**Task prompt**: The records should be repeated word for word, pictures excluded.

**Data in this exercise**:
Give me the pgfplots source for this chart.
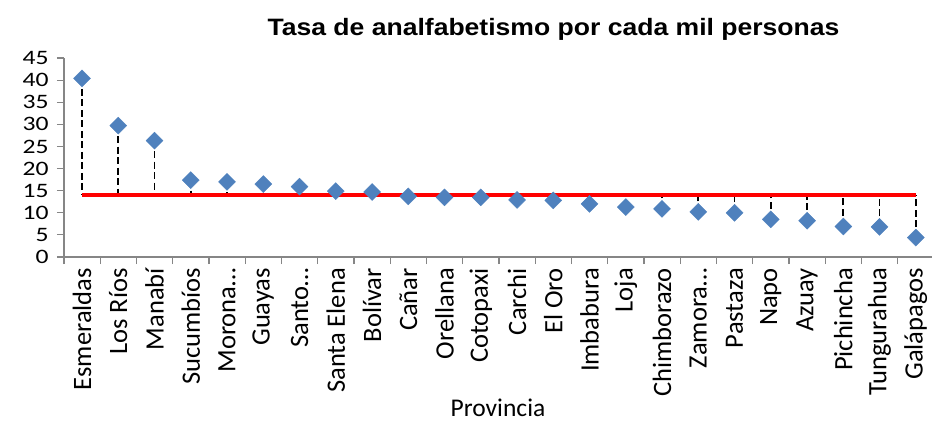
\documentclass[border=0pt]{standalone}
\usepackage{pgfplots}
\pgfplotsset{compat=1.18}
\usepackage{pgfplotstable}
\usepackage{fontspec}
\setmainfont{Carlito}
\newfontfamily\titlefont[FakeStretch=1.12]{Liberation Sans}
\newfontfamily\tickfont[FakeStretch=1.25]{Carlito}
\definecolor{markblue}{HTML}{4F81BD}
\definecolor{axisgray}{HTML}{868686}
\pgfplotstableread{
x y ep em
0 40.4 0 26.4
1 29.7 0 15.7
2 26.3 0 12.3
3 17.4 0 3.4
4 17.0 0 3.0
5 16.5 0 2.5
6 15.9 0 1.9
7 14.9 0 0.9
8 14.7 0 0.7
9 13.7 0.3 0
10 13.5 0.5 0
11 13.5 0.5 0
12 12.9 1.1 0
13 12.8 1.2 0
14 12.0 2.0 0
15 11.3 2.7 0
16 10.9 3.1 0
17 10.2 3.8 0
18 10.0 4.0 0
19 8.5 5.5 0
20 8.2 5.8 0
21 6.9 7.1 0
22 6.8 7.2 0
23 4.4 9.6 0
}\datatable
\begin{document}
\begin{tikzpicture}[x=1pt,y=1pt]
\useasboundingbox (0,0) rectangle (932,421);
\begin{axis}[
  at={(63.9pt,164pt)}, anchor=south west,
  scale only axis, width=870pt, height=199pt,
  xmin=-0.5, xmax=23.5, ymin=0, ymax=45,
  axis lines*=left,
  axis line style={axisgray, line width=1.2pt},
  tick align=outside,
  major tick length=7pt,
  tick style={axisgray, line width=1.2pt},
  xtick={-0.5,0.5,...,23.5},
  xticklabels={\mbox{}},
  extra x ticks={0,...,23},
  extra x tick labels={Esmeraldas,Los Ríos,Manabí,Sucumbíos,Morona…,Guayas,Santo…,Santa Elena,Bolívar,Cañar,Orellana,Cotopaxi,Carchi,El Oro,Imbabura,Loja,Chimborazo,Zamora…,Pastaza,Napo,Azuay,Pichincha,Tungurahua,Galápagos},
  extra x tick style={major tick length=0pt, tick style={draw=none},
     xticklabel style={rotate=90, anchor=east, inner sep=0pt, font=\fontsize{26.5}{28}\selectfont}},
  xticklabel shift=11pt,
  ytick={0,5,...,45},
  yticklabel style={font=\tickfont\fontsize{20.5}{22}\selectfont, inner sep=0pt},
  yticklabel shift=8pt,
  /pgf/number format/assume math mode=true,
  clip=false,
]
\addplot[draw=none, mark=none, forget plot,
  error bars/.cd, y dir=both, y explicit,
  error mark=none,
  error bar style={draw=black, line width=1.6pt, dash pattern=on 7pt off 3.5pt}]
  table[x=x, y=y, y error plus=ep, y error minus=em] {\datatable};
\addplot[red, line width=3.5pt, mark=none] coordinates {(0,14) (23,14)};
\addplot[only marks, mark=square*, mark size=6pt,
  mark options={fill=markblue, draw=markblue, rotate=45}]
  table[x=x, y=y] {\datatable};
\end{axis}
\node[anchor=base, inner sep=0pt, font=\titlefont\bfseries\fontsize{23.7}{26}\selectfont] at (553.5,385) {Tasa de analfabetismo por cada mil personas};
\node[anchor=base, inner sep=0pt, font=\fontsize{25.5}{28}\selectfont] at (498,5) {Provincia};
\end{tikzpicture}
\end{document}
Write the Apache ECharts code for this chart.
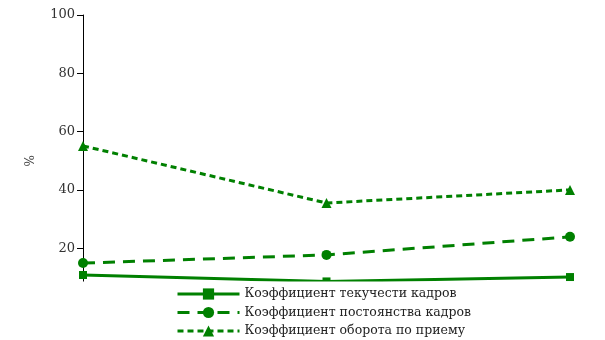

**Exercise output**:
Give me the pgfplots source for this chart.
\documentclass[border=0pt]{standalone}
\usepackage{pgfplots}
\pgfplotsset{compat=1.18}
\usepackage{pgfplotstable}
\usepackage{fontspec}
\setmainfont{Carlito}
\newfontfamily\titlefont[FakeStretch=1.12]{Liberation Sans}
\newfontfamily\tickfont[FakeStretch=1.25]{Carlito}
\definecolor{markblue}{HTML}{4F81BD}
\definecolor{axisgray}{HTML}{868686}
\pgfplotstableread{
x y ep em
0 40.4 0 26.4
1 29.7 0 15.7
2 26.3 0 12.3
3 17.4 0 3.4
4 17.0 0 3.0
5 16.5 0 2.5
6 15.9 0 1.9
7 14.9 0 0.9
8 14.7 0 0.7
9 13.7 0.3 0
10 13.5 0.5 0
11 13.5 0.5 0
12 12.9 1.1 0
13 12.8 1.2 0
14 12.0 2.0 0
15 11.3 2.7 0
16 10.9 3.1 0
17 10.2 3.8 0
18 10.0 4.0 0
19 8.5 5.5 0
20 8.2 5.8 0
21 6.9 7.1 0
22 6.8 7.2 0
23 4.4 9.6 0
}\datatable
\begin{document}
\begin{tikzpicture}[x=1pt,y=1pt]
\useasboundingbox (0,0) rectangle (932,421);
\begin{axis}[
  at={(63.9pt,164pt)}, anchor=south west,
  scale only axis, width=870pt, height=199pt,
  xmin=-0.5, xmax=23.5, ymin=0, ymax=45,
  axis lines*=left,
  axis line style={axisgray, line width=1.2pt},
  tick align=outside,
  major tick length=7pt,
  tick style={axisgray, line width=1.2pt},
  xtick={-0.5,0.5,...,23.5},
  xticklabels={\mbox{}},
  extra x ticks={0,...,23},
  extra x tick labels={Esmeraldas,Los Ríos,Manabí,Sucumbíos,Morona…,Guayas,Santo…,Santa Elena,Bolívar,Cañar,Orellana,Cotopaxi,Carchi,El Oro,Imbabura,Loja,Chimborazo,Zamora…,Pastaza,Napo,Azuay,Pichincha,Tungurahua,Galápagos},
  extra x tick style={major tick length=0pt, tick style={draw=none},
     xticklabel style={rotate=90, anchor=east, inner sep=0pt, font=\fontsize{26.5}{28}\selectfont}},
  xticklabel shift=11pt,
  ytick={0,5,...,45},
  yticklabel style={font=\tickfont\fontsize{20.5}{22}\selectfont, inner sep=0pt},
  yticklabel shift=8pt,
  /pgf/number format/assume math mode=true,
  clip=false,
]
\addplot[draw=none, mark=none, forget plot,
  error bars/.cd, y dir=both, y explicit,
  error mark=none,
  error bar style={draw=black, line width=1.6pt, dash pattern=on 7pt off 3.5pt}]
  table[x=x, y=y, y error plus=ep, y error minus=em] {\datatable};
\addplot[red, line width=3.5pt, mark=none] coordinates {(0,14) (23,14)};
\addplot[only marks, mark=square*, mark size=6pt,
  mark options={fill=markblue, draw=markblue, rotate=45}]
  table[x=x, y=y] {\datatable};
\end{axis}
\node[anchor=base, inner sep=0pt, font=\titlefont\bfseries\fontsize{23.7}{26}\selectfont] at (553.5,385) {Tasa de analfabetismo por cada mil personas};
\node[anchor=base, inner sep=0pt, font=\fontsize{25.5}{28}\selectfont] at (498,5) {Provincia};
\end{tikzpicture}
\end{document}
Write the Apache ECharts code for this chart.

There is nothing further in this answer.